Atomwaffenverzicht ins Grundgesetz

■ SPD-Juristen unterstützen die Kampagne, im Grundgesetz den vollständigen Verzicht auf Atomwaffen festzuschreiben / Konferenz im November

Folgt man den Worten des SPD-Politikers Egon Bahr, dann hat sich die Arbeitsgemeinschaft Sozialdemokratischer Juristen (ASJ) jetzt einen „Gag“ zu eigen gemacht. Mit diesen drei Buchstaben hatte Bahr im vergangenen Jahr die Forderung der Grünen abgetan, einen vollständigen bundesdeutschen Atomwaffenverzicht ins Grundgesetz aufzunehmen. Als erste Arbeitsgemeinschaft in der SPD haben die Juristen jetzt Unterstützung für diese Kampagne beschlossen, an der seit rund einem Jahr im Verborgenen gebastelt wird und die mit Veranstaltungen und Publikationen in den nächsten Wochen an eine breitere Öffentlichkeit gehen will. Vom grünen Stallgeruch hat sich die Initiative schon länger befreien können: Im Trägerkreis für eine internationale Konferenz am 25.November in Köln finden sich die „Ärzte zur Verhinderung des Atomkriegs“ (IPPNW) ebenso wie DKP, Kommunistischer Bund, Jungdemokraten und christliche Friedensorganisationen. Schon vor den SPD-Juristen hatten die drei anderen fortschrittlichen Anwalts- und Richtervereinigungen der Bundesrepublik ihre Unterstützung zugesagt.

Der von der Bundesregierung und Teilen der SPD bisher gepflegte Mythos, die BRD sei bereits an einen vollständigen Nuklearwaffenverzicht gebunden, zeigt damit erste Risse. Gerade für die Diskussion über die deutsch-französische Militärkooperation und die Entwicklung einer europäischen Streitmacht sind die Schlupflöcher der bisherigen Verzichtserklärungen bedeutsam. So untersagt der Atomwaffensperrvertrag, der ohnehin auf 1995 befristet ist, nicht die Unterstützung des französischen Atomwaffenprogramms mit Plutonium aus der BRD, Trägersystemen oder Know-how. Die Verzichtserklärung Adenauers von 1954 gegenüber den Staaten der Westeuropäischen Union bezieht sich nur auf die Produktion kompletter Atomwaffen auf bundesdeutschem Territorium. Unter der Bedingung eines Europäischen Bundesstaates erlaubt der Sperrvertrag der BRD auch die Beteiligung an einer europäischen Atomstreitmacht. Als SPD-Abgeordnete kürzlich beim Auswärtigen Amt nachfragten, ob „eine gemeinschaftliche Verfügung“ über Atomwaffen mit den vertraglichen Verzichts -Verpflichtungen vereinbar wäre, nannte die Behörde Genschers merkwürdigerweise nicht diese sehr eng gefaßte „europäische Option“, sondern verwies ganz schlau nur auf den Status quo: Es gebe keine gemeinschaftliche Verfügung über Atomwaffen auf bi- oder multinationaler Basis.

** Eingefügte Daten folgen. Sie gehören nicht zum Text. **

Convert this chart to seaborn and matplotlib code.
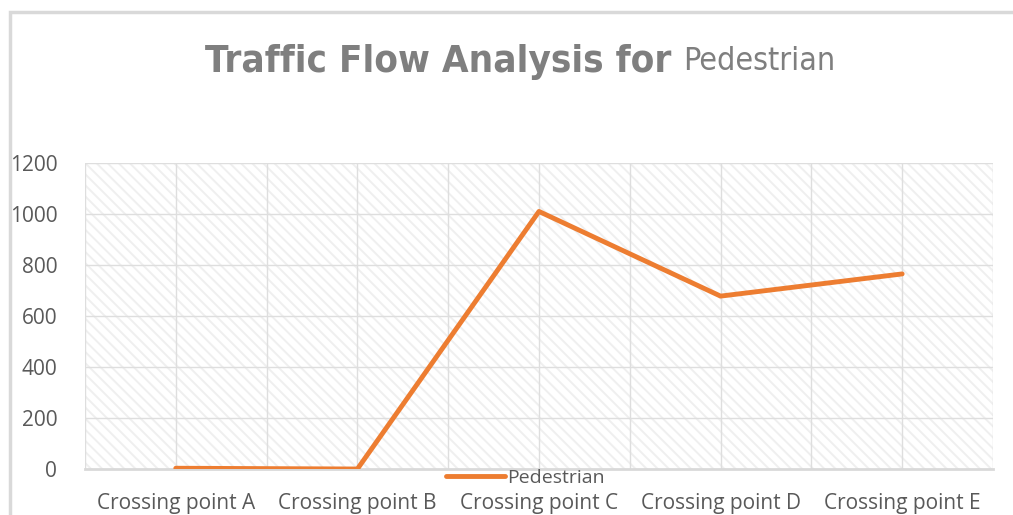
import matplotlib.pyplot as plt
import matplotlib.patches as mpatches
import pandas as pd
import seaborn as sns

# Data
crossing_points = ["Crossing point A", "Crossing point B", "Crossing point C",
                   "Crossing point D", "Crossing point E"]
pedestrian = [3, 0, 1010, 678, 765]
y_ticks = [0, 200, 400, 600, 800, 1000, 1200]

df = pd.DataFrame({"Crossing": crossing_points, "Pedestrian": pedestrian})

sns.set_theme(style="white")
plt.rcParams["font.family"] = ["Open Sans", "DejaVu Sans"]
plt.rcParams["hatch.linewidth"] = 1.4
plt.rcParams["hatch.color"] = "#efefef"

fig = plt.figure(figsize=(10.13, 5.15), dpi=100)
ax = fig.add_axes([0.0839, 0.0893, 0.8963, 0.5942])

# Outer chart border (top and left edges visible)
fig.add_artist(mpatches.Rectangle((10 / 1013, -0.1), 1.2, 1 - 12 / 515 + 0.1,
                                  transform=fig.transFigure, fill=False,
                                  edgecolor="#d9d9d9", linewidth=2.5))

# Hatched plot-area background
ax.patch.set_facecolor("white")
ax.add_patch(mpatches.Rectangle((0, 0), 1, 1, transform=ax.transAxes,
                                facecolor="white", edgecolor="#efefef",
                                hatch="\\\\\\", linewidth=0, zorder=0))

sns.lineplot(data=df, x="Crossing", y="Pedestrian", ax=ax, color="#ED7D31",
             linewidth=3.5, label="Pedestrian", sort=False, zorder=3)

ax.set_xlim(-0.5, 4.5)
ax.set_ylim(0, 1200)
ax.set_yticks(y_ticks)
ax.set_yticklabels([str(v) for v in y_ticks])
ax.set_xticks(range(len(crossing_points)))
ax.set_xticklabels(crossing_points)

# Gridlines every half category and every 200
for xv in [i * 0.5 - 0.5 for i in range(11)]:
    ax.axvline(xv, color="#dedede", linewidth=1.0, zorder=1)
for yv in y_ticks[1:]:
    ax.axhline(yv, color="#dedede", linewidth=1.0, zorder=1)

for side in ["top", "right", "left"]:
    ax.spines[side].set_visible(False)
ax.spines["bottom"].set_color("#d9d9d9")
ax.spines["bottom"].set_linewidth(2)
ax.spines["bottom"].set_zorder(2)

ax.tick_params(axis="x", colors="#595959", labelsize=15, length=0, pad=17)
ax.tick_params(axis="y", colors="#595959", labelsize=15, length=0, pad=20)
ax.set_xlabel("")
ax.set_ylabel("")

ax.legend(loc="center", bbox_to_anchor=(0.485, -0.028), frameon=False,
          fontsize=14, labelcolor="#595959", handlelength=3.0,
          handletextpad=0.1, borderpad=0)

# Title in two parts: bold condensed + regular, placed side by side
title_family = ["DejaVu Sans", "Open Sans"]
t1 = fig.text(205 / 1013, 1 - 62 / 515, "Traffic Flow Analysis for ",
              fontsize=30, fontweight="bold", color="#7f7f7f",
              fontstretch="condensed", family=title_family, va="center")
fig.canvas.draw()
r = fig.canvas.get_renderer()
bb1 = t1.get_window_extent(renderer=r)
t2 = fig.text(bb1.x1 / 1013, 1 - 62 / 515, "Pedestrian", fontsize=25,
              fontstretch="condensed", color="#7f7f7f", family=title_family,
              va="center")
bb2 = t2.get_window_extent(renderer=r)
# scale both to the reference width (205..835 px)
scale = (835 - 205) / (bb2.x1 - bb1.x0)
t1.set_fontsize(30 * scale)
t2.set_fontsize(25 * scale)
fig.canvas.draw()
bb1 = t1.get_window_extent(renderer=r)
t2.set_x(bb1.x1 / 1013)

plt.savefig("out.png", dpi=100)
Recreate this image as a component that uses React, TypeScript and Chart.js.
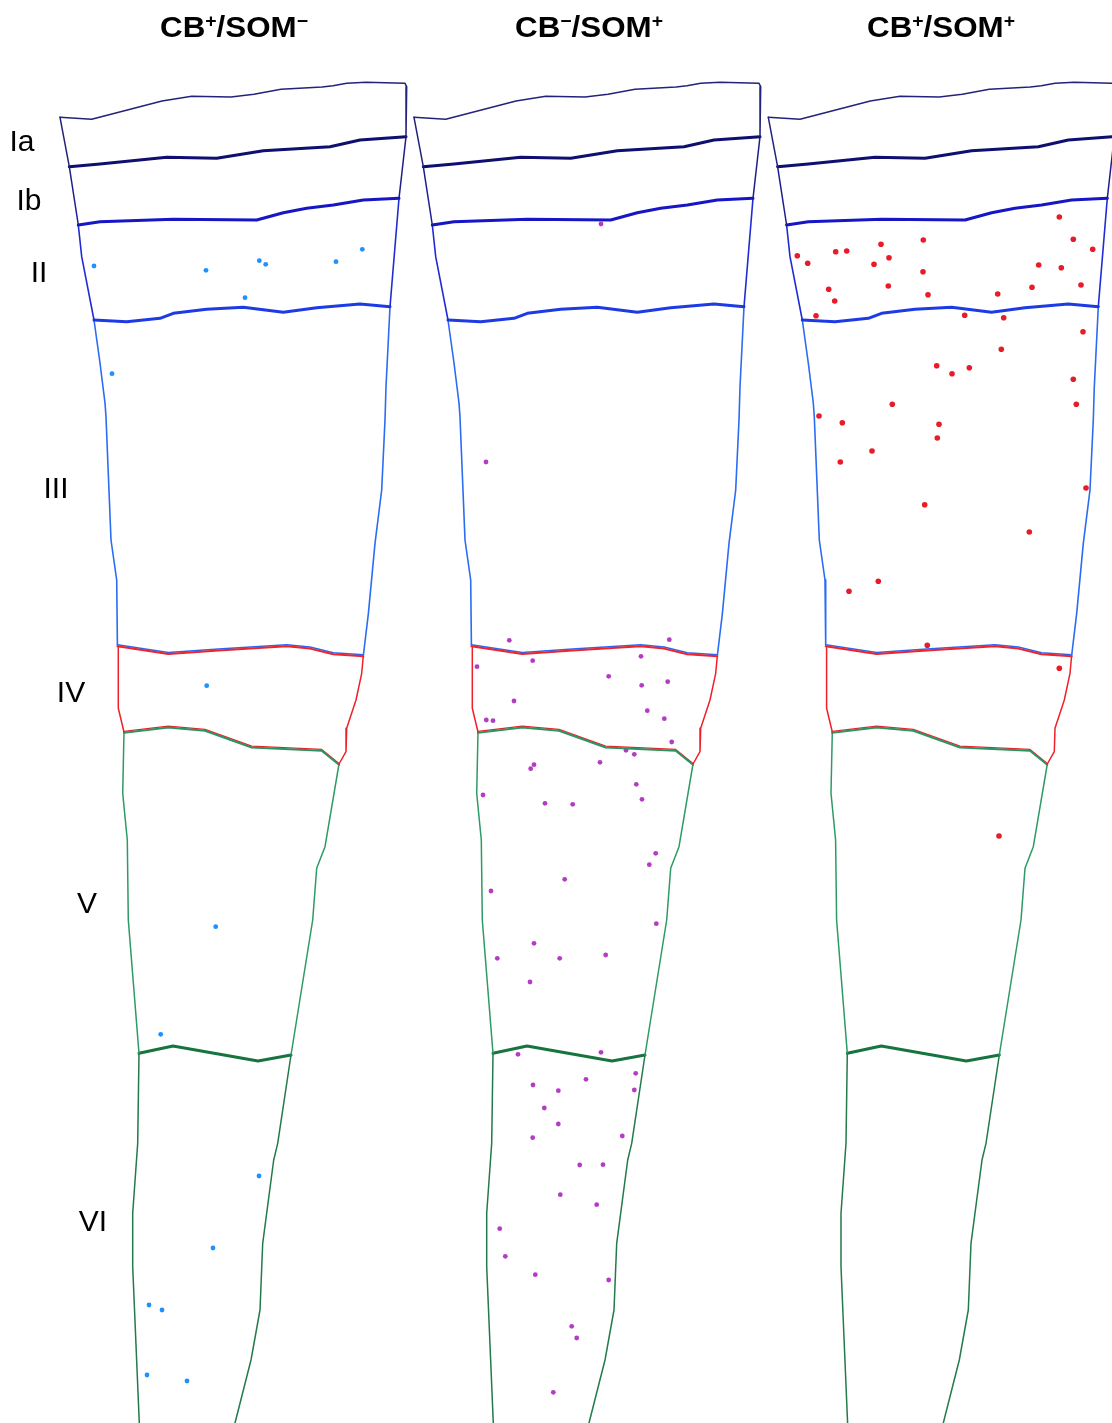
import React, { useEffect, useRef } from "react";
import { Chart, registerables } from "chart.js";

Chart.register(...registerables);

// ---------- DATA ----------
const panelTitles = [
  [["CB", false], ["+", true], ["/SOM", false], ["\u2212", true]],
  [["CB", false], ["\u2212", true], ["/SOM", false], ["+", true]],
  [["CB", false], ["+", true], ["/SOM", false], ["+", true]],
];
const panelShift = [0, 354, 708.3];

const layerLabels = ["Ia", "Ib", "II", "III", "IV", "V", "VI"];

// Outline of one laminar column (first panel, in image units)
const topEdge = [[60, 117.3], [91.7, 119.3], [162, 101], [191.7, 96.3], [231, 97], [254, 94.2], [281, 89.3], [322, 87], [333, 85.7], [346.7, 83.3], [366, 82.3], [405, 83.3], [406.7, 86.7], [406, 136.7]];
const boundIaIb = [[69.3, 166.7], [100, 164], [166.7, 157.3], [216.7, 158.3], [263.3, 150.7], [330, 146.7], [360, 140], [406, 136.7]];
const boundIbII = [[78.3, 225], [100, 221.7], [173.3, 219.3], [256.7, 220], [283.3, 212.7], [306.7, 208.3], [333.3, 205], [363.3, 200], [399, 198.3]];
const boundIIIII = [[94, 320], [126.7, 321.7], [160, 318.3], [173.3, 313.3], [206.7, 309.3], [243.3, 307.3], [283.3, 312.3], [316.7, 307.7], [360, 304], [390, 306.7]];
const boundIIIIV = [[117.4, 645], [168.3, 652.7], [218.4, 649.3], [286.7, 645], [310, 647.3], [333.3, 653], [363.4, 655]];
const boundIVV = [[124, 732], [168.3, 726.7], [205, 730], [251.7, 746.7], [321.7, 750], [339, 764]];
const boundVVI = [[139, 1053.3], [173, 1046], [258, 1061], [291, 1055]];

const leftIa = [[60, 117.3], [69.3, 166.7]];
const leftIb = [[69.3, 166.7], [78.3, 225]];
const rightIb = [[406, 136.7], [399, 198.3]];
const leftII = [[78.3, 225], [81.7, 256.7], [94, 320]];
const rightII = [[399, 198.3], [390, 306.7]];
const leftIII = [[94, 320], [100, 363], [105, 403], [106, 417], [111, 540], [116.7, 580], [117.4, 645]];
const rightIII = [[390, 306.7], [386, 386.7], [385, 420], [381.7, 490], [375, 543.3], [368.4, 613.3], [363.4, 655]];
const leftIV = [[118.3, 646.7], [118.3, 708.3], [124, 732]];
const rightIV = [[363.3, 656], [361.7, 673.3], [356, 700], [346.7, 728.3], [346, 751.7], [339, 764]];
const leftV = [[124, 732], [122.7, 793.3], [127.3, 840], [128.3, 920], [139, 1053.3]];
const rightV = [[339, 764], [325, 846.7], [316.7, 868.3], [312.7, 920], [291, 1055]];
const leftVI = [[139, 1053.3], [137.7, 1143.3], [132.7, 1213.3], [132.7, 1266.7], [139.3, 1423]];
const rightVI = [[291, 1055], [277.7, 1143.3], [273.7, 1160], [262.7, 1243.3], [260, 1310], [251, 1360], [235, 1423]];

// Labelled cells
const cbPosSomNeg = [[94, 266], [206, 270.3], [259.3, 260.7], [265.7, 264.3], [336, 261.7], [362.3, 249.3], [245, 297.7], [112, 373.7], [206.7, 685.7], [215.7, 926.7], [160.7, 1034.3], [259, 1176], [213, 1248], [149, 1305], [162, 1310], [147, 1375], [187, 1381]];
const cbNegSomPos = [[601, 224], [486, 462], [509.3, 640.3], [669.3, 639.7], [532.7, 660.7], [641, 656.3], [477, 666.7], [608.7, 676.3], [641.7, 685.3], [667.7, 681.7], [514, 701], [647.3, 710.7], [486.3, 720], [493, 720.7], [664.3, 718.7], [671.7, 742], [626, 750.3], [634.3, 754.3], [600, 762.3], [534, 764.7], [530.7, 768.7], [636.3, 784.3], [483, 795], [642, 799.3], [545, 803.3], [572.7, 804.3], [655.7, 853.3], [649.3, 864.7], [564.7, 879.3], [491, 891], [656.3, 923.7], [534, 943.3], [497.3, 958.3], [559.7, 958.3], [605.7, 955], [530, 982], [518, 1054.3], [601, 1052.3], [635.7, 1073.3], [586, 1079.3], [533, 1085], [558.3, 1090.7], [634.3, 1090], [544.3, 1108], [558.3, 1124], [532.7, 1137.7], [622.3, 1136], [579.7, 1165], [603, 1164.7], [560.3, 1194.7], [596.7, 1204.7], [499.7, 1228.7], [505.3, 1256.3], [535.3, 1274.7], [608.7, 1280], [571.7, 1326.3], [576.7, 1338], [553.3, 1392.3]];
const cbPosSomPos = [[1059.3, 217], [923.3, 240], [1073.3, 239.3], [1092.7, 249.3], [881, 244.3], [835.7, 251.7], [846.7, 251], [797.3, 255.7], [807.7, 263.3], [889, 257.7], [874, 264.3], [923, 271.7], [1038.7, 265], [1061.3, 267.7], [828.7, 289.3], [888.3, 286], [928, 294.7], [997.7, 294], [1032, 287.3], [1081, 285], [834.7, 301], [816, 315.7], [964.7, 315.3], [1003.7, 317.7], [1083, 331.7], [1001.3, 349.3], [936.7, 365.7], [952, 373.7], [969.3, 367.7], [1073.3, 379.3], [892.3, 404.3], [1076.3, 404.3], [819, 416], [842.3, 422.7], [939, 424.3], [937.3, 438], [872, 451], [840.3, 462], [1086, 488], [924.7, 504.7], [1029.3, 532], [878.3, 581.3], [849, 591.3], [927.3, 645.3], [1059.3, 668.3], [999, 836]];

// ---------- STYLE / BUILD ----------
type Pt = number[];
const outlineParts: [Pt[], string, number, number][] = [
  [topEdge, "#23237a", 1.5, 0],
  [leftIa, "#23237a", 1.5, 0],
  [boundIaIb, "#0f0f70", 3, 0],
  [leftIb, "#1e1e8c", 1.5, 0],
  [rightIb, "#1e1e8c", 1.5, 0],
  [boundIbII, "#1616c4", 3, 0],
  [leftII, "#1f2cd6", 1.6, 0],
  [rightII, "#1f2cd6", 1.6, 0],
  [boundIIIII, "#1d3be4", 3, 0],
  [leftIII, "#2b6cf3", 1.6, 0],
  [rightIII, "#2b6cf3", 1.6, 0],
  [boundIIIIV, "#f0222a", 2, 1.3],
  [boundIIIIV, "#2e66f0", 1.5, -0.3],
  [leftIV, "#ef2028", 1.5, 0],
  [rightIV, "#ef2028", 1.5, 0],
  [boundIVV, "#2a9462", 2, 0.8],
  [boundIVV, "#ef2028", 1.3, -0.6],
  [leftV, "#2e9a66", 1.5, 0],
  [rightV, "#2e9a66", 1.5, 0],
  [boundVVI, "#17743f", 3, 0],
  [leftVI, "#237a4a", 1.5, 0],
  [rightVI, "#237a4a", 1.5, 0],
];

const dotSets: [Pt[], string, number][] = [
  [cbPosSomNeg, "#1e90ff", 2.4],
  [cbNegSomPos, "#b43cc4", 2.4],
  [cbPosSomPos, "#e81c28", 2.8],
];

const FONT = '"Liberation Sans", Arial, Helvetica, sans-serif';

const textPlugin = {
  id: "textPlugin",
  afterDraw(chart: any) {
    const ctx = chart.ctx as CanvasRenderingContext2D;
    const xs = chart.scales.x;
    const ys = chart.scales.y;
    ctx.save();
    ctx.fillStyle = "#000";
    const labelPos = [[22, 143], [29, 202], [39, 274], [56, 490], [71, 694], [87, 905], [93, 1223]];
    ctx.font = `30px ${FONT}`;
    ctx.textAlign = "center";
    ctx.textBaseline = "middle";
    layerLabels.forEach((t, i) => {
      ctx.fillText(t, xs.getPixelForValue(labelPos[i][0]), ys.getPixelForValue(labelPos[i][1]));
    });
    const centers = [234, 589, 941];
    const stretch = 1.08;
    ctx.textAlign = "left";
    ctx.textBaseline = "alphabetic";
    panelTitles.forEach((segs: any[], i) => {
      const fonts = segs.map((s) => (s[1] ? `bold 18px ${FONT}` : `bold 29px ${FONT}`));
      let total = 0;
      const widths = segs.map((s, k) => {
        ctx.font = fonts[k];
        const w = ctx.measureText(s[0]).width;
        total += w;
        return w;
      });
      const cx = xs.getPixelForValue(centers[i]);
      const base = ys.getPixelForValue(36.7);
      ctx.save();
      ctx.translate(cx, 0);
      ctx.scale(stretch, 1);
      let x = -total / 2;
      segs.forEach((s, k) => {
        ctx.font = fonts[k];
        ctx.fillText(s[0], x, s[1] ? base - 10 : base);
        x += widths[k];
      });
      ctx.restore();
    });
    ctx.restore();
  },
};

export default function App() {
  const ref = useRef<HTMLCanvasElement | null>(null);
  useEffect(() => {
    if (!ref.current) return;
    const datasets: any[] = [];
    panelShift.forEach((dx) => {
      outlineParts.forEach(([pts, color, w, dy]) => {
        datasets.push({
          type: "line",
          data: pts.map((p) => ({ x: p[0] + dx, y: p[1] + dy })),
          borderColor: color,
          borderWidth: w,
          pointRadius: 0,
          fill: false,
          tension: 0,
          showLine: true,
          borderJoinStyle: "round",
          borderCapStyle: "round",
        });
      });
    });
    dotSets.forEach(([pts, color, r]) => {
      datasets.push({
        type: "scatter",
        data: pts.map((p) => ({ x: p[0], y: p[1] })),
        backgroundColor: color,
        borderWidth: 0,
        pointRadius: r,
        pointHoverRadius: r,
      });
    });
    const chart = new Chart(ref.current, {
      type: "scatter",
      data: { datasets },
      options: {
        animation: false,
        responsive: false,
        devicePixelRatio: 1,
        events: [],
        layout: { padding: 0, autoPadding: false },
        plugins: { legend: { display: false }, tooltip: { enabled: false } },
        scales: {
          x: { type: "linear", min: 0, max: 1112, display: false },
          y: { type: "linear", min: 0, max: 1423, reverse: true, display: false },
        },
      },
      plugins: [textPlugin],
    } as any);
    return () => chart.destroy();
  }, []);
  return (
    <div style={{ position: "absolute", left: 0, top: 0, width: 1112, height: 1423, background: "#fff" }}>
      <canvas ref={ref} width={1112} height={1423} style={{ display: "block", width: 1112, height: 1423 }} />
    </div>
  );
}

Dennoch zeigen die Nachfragen der SPD, daß man sich in der Bundestagsfraktion allmählich etwas ernsthafter mit der geforderten Grundgesetz-Ergänzung zu beschäftigen beginnt. Trotz der ablehnenden Haltung der Partei-Oberen hatten sich bisher schon Jusos und die SPD-nahe Gustav-Heinemann -Initiative an der Diskussion um diese Kampagne beteiligt. Die Forderung von Hermann Scheer und anderen Abgeordneten, zu den deutsch-französischen Verträgen müsse der Bundestag einen deutschen Nuklearwaffenverzicht hinzufügen (siehe Artikel oben), verleiht nun der Grundgesetz-Initiative unwillentlich ihre Berechtigung. Dennoch wirft Scheer der Kampagne vor, daß sie „verheerende Auswirkungen“ hätte, wenn sie parlamentarisch scheitert: Beim Verfehlen der nötigen Zweidrittelmehrheit wäre in der Öffentlichkeit nur das Wissen über die Schlupflöcher des bisherigen Atomverzichts verankert. Scheer: „Das wäre ein Pyrrhus-Sieg, der uns noch weiter von einer Antiatomposition wegbringt.